Jess is now 6. She loves to draw, but almost every drawing has some writing on it: a speech bubble, a thought bubble, a signpost or a caption. In her mind, there is no distinction between drawing and writing; they are two sides of the same coin – a natural progression in communicating the idea that is in her head, onto paper, to show others. She sometimes plays online games for hours, always socially, communicating with fellow team-members, competitors or role-playing playmates. She recently whispered to me (proudly but not boastfully) that she’d just read a whole chapter book in one go. And most recently, she brought her tablet to me, to show me the most amazing story she had typed into a book on Minecraft – a wonderfully crafted suspense story, complete with beginning, middle and end, of two sisters stranded in a haunted forest, and the horror that befell them.
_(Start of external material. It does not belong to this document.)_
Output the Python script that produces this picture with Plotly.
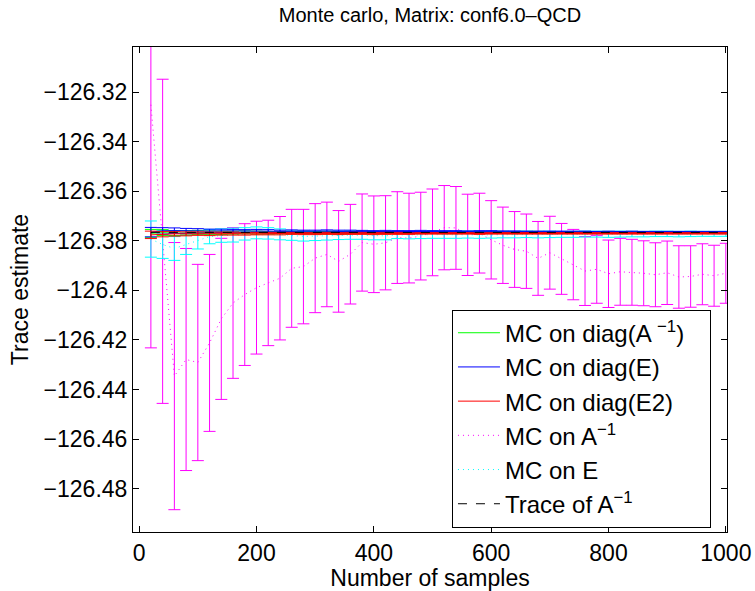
import plotly.graph_objects as go

samples = list(range(20, 1001, 20))

trace_Ainv = -126.3766

diagAinv_mean = [-126.3770, -126.3767, -126.3769, -126.3768, -126.3766, -126.3767, -126.3768, -126.3767, -126.3766, -126.3767,
                 -126.3768, -126.3767, -126.3767, -126.3766, -126.3767, -126.3767, -126.3768, -126.3767, -126.3766, -126.3767,
                 -126.3767, -126.3766, -126.3767, -126.3767, -126.3766, -126.3767, -126.3767, -126.3766, -126.3767, -126.3766,
                 -126.3766, -126.3767, -126.3766, -126.3766, -126.3767, -126.3766, -126.3766, -126.3766, -126.3767, -126.3766,
                 -126.3766, -126.3766, -126.3766, -126.3767, -126.3766, -126.3766, -126.3766, -126.3766, -126.3766, -126.3766]
diagAinv_err = [0.0016, 0.0012, 0.0010, 0.0009, 0.0008, 0.0007, 0.0007, 0.0006, 0.0006, 0.0006,
                0.0005, 0.0005, 0.0005, 0.0005, 0.0005, 0.0005, 0.0005, 0.0005, 0.0005, 0.0005,
                0.0004, 0.0004, 0.0004, 0.0004, 0.0004, 0.0004, 0.0004, 0.0004, 0.0004, 0.0004,
                0.0004, 0.0004, 0.0004, 0.0004, 0.0004, 0.0003, 0.0003, 0.0003, 0.0003, 0.0003,
                0.0003, 0.0003, 0.0003, 0.0003, 0.0003, 0.0003, 0.0003, 0.0003, 0.0003, 0.0003]

diagE_mean = [-126.3765, -126.3760, -126.3759, -126.3760, -126.3760, -126.3761, -126.3760, -126.3761, -126.3761, -126.3760,
              -126.3761, -126.3762, -126.3761, -126.3762, -126.3762, -126.3761, -126.3762, -126.3762, -126.3762, -126.3763,
              -126.3762, -126.3763, -126.3763, -126.3762, -126.3763, -126.3763, -126.3763, -126.3764, -126.3763, -126.3763,
              -126.3764, -126.3763, -126.3764, -126.3764, -126.3764, -126.3764, -126.3764, -126.3764, -126.3765, -126.3764,
              -126.3765, -126.3764, -126.3765, -126.3765, -126.3765, -126.3765, -126.3765, -126.3765, -126.3765, -126.3765]
diagE_err = [0.0019, 0.0013, 0.0011, 0.0010, 0.0009, 0.0008, 0.0007, 0.0007, 0.0006, 0.0006,
             0.0006, 0.0005, 0.0005, 0.0005, 0.0005, 0.0005, 0.0005, 0.0005, 0.0004, 0.0004,
             0.0004, 0.0004, 0.0004, 0.0004, 0.0004, 0.0004, 0.0004, 0.0004, 0.0004, 0.0004,
             0.0004, 0.0003, 0.0003, 0.0003, 0.0003, 0.0003, 0.0003, 0.0003, 0.0003, 0.0003,
             0.0003, 0.0003, 0.0003, 0.0003, 0.0003, 0.0003, 0.0003, 0.0003, 0.0003, 0.0003]

diagE2_mean = [-126.3776, -126.3773, -126.3772, -126.3772, -126.3771, -126.3772, -126.3771, -126.3771, -126.3772, -126.3771,
               -126.3771, -126.3771, -126.3770, -126.3771, -126.3771, -126.3770, -126.3771, -126.3770, -126.3770, -126.3771,
               -126.3770, -126.3770, -126.3771, -126.3770, -126.3770, -126.3770, -126.3770, -126.3770, -126.3771, -126.3770,
               -126.3770, -126.3770, -126.3770, -126.3770, -126.3770, -126.3770, -126.3770, -126.3770, -126.3770, -126.3770,
               -126.3770, -126.3770, -126.3770, -126.3770, -126.3770, -126.3770, -126.3770, -126.3770, -126.3770, -126.3770]
diagE2_err = [0.0015, 0.0011, 0.0009, 0.0008, 0.0007, 0.0007, 0.0006, 0.0006, 0.0005, 0.0005,
              0.0005, 0.0005, 0.0004, 0.0004, 0.0004, 0.0004, 0.0004, 0.0004, 0.0004, 0.0004,
              0.0004, 0.0004, 0.0003, 0.0003, 0.0003, 0.0003, 0.0003, 0.0003, 0.0003, 0.0003,
              0.0003, 0.0003, 0.0003, 0.0003, 0.0003, 0.0003, 0.0003, 0.0003, 0.0003, 0.0003,
              0.0003, 0.0003, 0.0003, 0.0003, 0.0003, 0.0003, 0.0003, 0.0003, 0.0003, 0.0003]

Ainv_mean = [-126.3251, -126.3802, -126.4346, -126.4279, -126.4291, -126.4212, -126.4115, -126.4051, -126.4017, -126.3989,
             -126.3970, -126.3951, -126.3911, -126.3904, -126.3870, -126.3855, -126.3883, -126.3854, -126.3807, -126.3814,
             -126.3808, -126.3787, -126.3789, -126.3781, -126.3766, -126.3747, -126.3748, -126.3776, -126.3769, -126.3796,
             -126.3818, -126.3835, -126.3842, -126.3871, -126.3848, -126.3873, -126.3896, -126.3922, -126.3915, -126.3933,
             -126.3925, -126.3927, -126.3931, -126.3937, -126.3929, -126.3946, -126.3944, -126.3935, -126.3941, -126.3931]
Ainv_err = [0.0981, 0.0654, 0.0539, 0.0448, 0.0396, 0.0357, 0.0325, 0.0304, 0.0286, 0.0268,
            0.0253, 0.0249, 0.0238, 0.0231, 0.0220, 0.0211, 0.0205, 0.0201, 0.0196, 0.0195,
            0.0190, 0.0185, 0.0181, 0.0177, 0.0175, 0.0170, 0.0167, 0.0164, 0.0161, 0.0158,
            0.0154, 0.0153, 0.0150, 0.0149, 0.0147, 0.0143, 0.0142, 0.0139, 0.0137, 0.0136,
            0.0135, 0.0133, 0.0131, 0.0129, 0.0128, 0.0126, 0.0124, 0.0123, 0.0123, 0.0121]

E_mean = [-126.3793, -126.3815, -126.3831, -126.3816, -126.3800, -126.3783, -126.3779, -126.3777, -126.3772, -126.3768,
          -126.3770, -126.3774, -126.3779, -126.3782, -126.3781, -126.3779, -126.3778, -126.3777, -126.3778, -126.3780,
          -126.3780, -126.3776, -126.3777, -126.3776, -126.3775, -126.3776, -126.3776, -126.3775, -126.3776, -126.3776,
          -126.3775, -126.3775, -126.3774, -126.3775, -126.3774, -126.3774, -126.3774, -126.3773, -126.3773, -126.3774,
          -126.3773, -126.3773, -126.3773, -126.3772, -126.3772, -126.3773, -126.3772, -126.3772, -126.3772, -126.3772]
E_err = [0.0073, 0.0056, 0.0048, 0.0039, 0.0033, 0.0029, 0.0027, 0.0028, 0.0025, 0.0024,
         0.0023, 0.0022, 0.0019, 0.0019, 0.0018, 0.0018, 0.0017, 0.0017, 0.0016, 0.0016,
         0.0016, 0.0015, 0.0015, 0.0015, 0.0015, 0.0014, 0.0014, 0.0014, 0.0014, 0.0013,
         0.0013, 0.0013, 0.0013, 0.0013, 0.0013, 0.0012, 0.0012, 0.0012, 0.0012, 0.0012,
         0.0012, 0.0011, 0.0011, 0.0011, 0.0011, 0.0011, 0.0011, 0.0010, 0.0010, 0.0010]

x_ticks = [0, 200, 400, 600, 800, 1000]
y_ticks = [-126.48, -126.46, -126.44, -126.42, -126.40, -126.38, -126.36, -126.34, -126.32]
y_ticktext = ["\u2212126.48", "\u2212126.46", "\u2212126.44", "\u2212126.42", "\u2212126.4",
              "\u2212126.38", "\u2212126.36", "\u2212126.34", "\u2212126.32"]

FONT = "Liberation Sans, Arial, Helvetica, sans-serif"
FS = 23

fig = go.Figure()

def eb(err, color):
    return dict(type="data", array=err, visible=True, color=color, thickness=1, width=6)

fig.add_trace(go.Scatter(x=samples, y=Ainv_mean, mode="lines", name="MC on A<sup>\u22121</sup>",
                         line=dict(color="#ff00ff", width=1, dash="1px,4px"),
                         error_y=eb(Ainv_err, "#ff00ff"), legendrank=4))
fig.add_trace(go.Scatter(x=samples, y=E_mean, mode="lines", name="MC on E",
                         line=dict(color="#00ffff", width=1, dash="1px,4px"),
                         error_y=eb(E_err, "#00ffff"), legendrank=5))
fig.add_trace(go.Scatter(x=samples, y=diagAinv_mean, mode="lines",
                         name="MC on diag(A <sup>\u22121</sup>)&nbsp;&nbsp;&nbsp;",
                         line=dict(color="#00ff00", width=1),
                         error_y=eb(diagAinv_err, "#00ff00"), legendrank=1))
fig.add_trace(go.Scatter(x=samples, y=diagE_mean, mode="lines", name="MC on diag(E)",
                         line=dict(color="#0000ff", width=1),
                         error_y=eb(diagE_err, "#0000ff"), legendrank=2))
fig.add_trace(go.Scatter(x=samples, y=diagE2_mean, mode="lines", name="MC on diag(E2)",
                         line=dict(color="#ff0000", width=1),
                         error_y=eb(diagE2_err, "#ff0000"), legendrank=3))
fig.add_trace(go.Scatter(x=samples, y=[trace_Ainv] * len(samples), mode="lines", name="Trace of A<sup>\u22121</sup>",
                         line=dict(color="black", width=1, dash="dash"), legendrank=6))

axis_common = dict(showline=True, linecolor="black", linewidth=1, mirror="ticks",
                   ticks="inside", ticklen=6, tickcolor="black", showgrid=False, zeroline=False,
                   automargin=False,
                   tickfont=dict(family=FONT, size=FS, color="black"))

fig.update_layout(
    width=755, height=591,
    margin=dict(l=133, r=28, t=47, b=59),
    paper_bgcolor="white", plot_bgcolor="white",
    font=dict(family=FONT, size=FS, color="black"),
    title=dict(text="Monte carlo, Matrix: conf6.0\u2013QCD", x=0.5, xref="paper", xanchor="center",
               y=1 - 15 / 591, yref="container", yanchor="middle",
               font=dict(family=FONT, size=20, color="black")),
    xaxis=dict(range=[-10.5, 1002], tickvals=x_ticks,
               title=dict(text="Number of samples", standoff=0, font=dict(family=FONT, size=FS)),
               **axis_common),
    yaxis=dict(range=[-126.4975, -126.3018], tickvals=y_ticks, ticktext=y_ticktext,
               title=dict(text="Trace estimate", standoff=8, font=dict(family=FONT, size=FS)),
               **axis_common),
    legend=dict(x=0.537, y=0.009, xanchor="left", yanchor="bottom",
                bgcolor="white", bordercolor="black", borderwidth=1,
                font=dict(family=FONT, size=24), tracegroupgap=0, itemwidth=42),
    showlegend=True,
)

fig.write_html("out.html")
One day recently, Jess asked me, “How did I even learn to read? Who even taught me?” And honestly? There’s only one answer I could ever give her… “You taught yourself. You wanted to be able to read, so you figured out ways to learn. No-one taught you.”

Of course, to her, it feels strange. She doesn’t remember the particular steps along the way. Her progress in learning to read and write was never a part of anyone’s laid-out plan. She was never told, “let’s learn about full stops,” or “great, now you can read 12 sight words,” or “you can’t read that book – it’s too babyish/too hard”. Instead, she was given the time, the space and the opportunities to pursue it as she wanted; as she needed. When the desire or the need arose, she seized it and never looked back.

Nobody else ever taught her to read. It wasn’t someone else’s teaching success. This was all her own accomplishment, her own achievement.

One that I hope she will always feel proud of.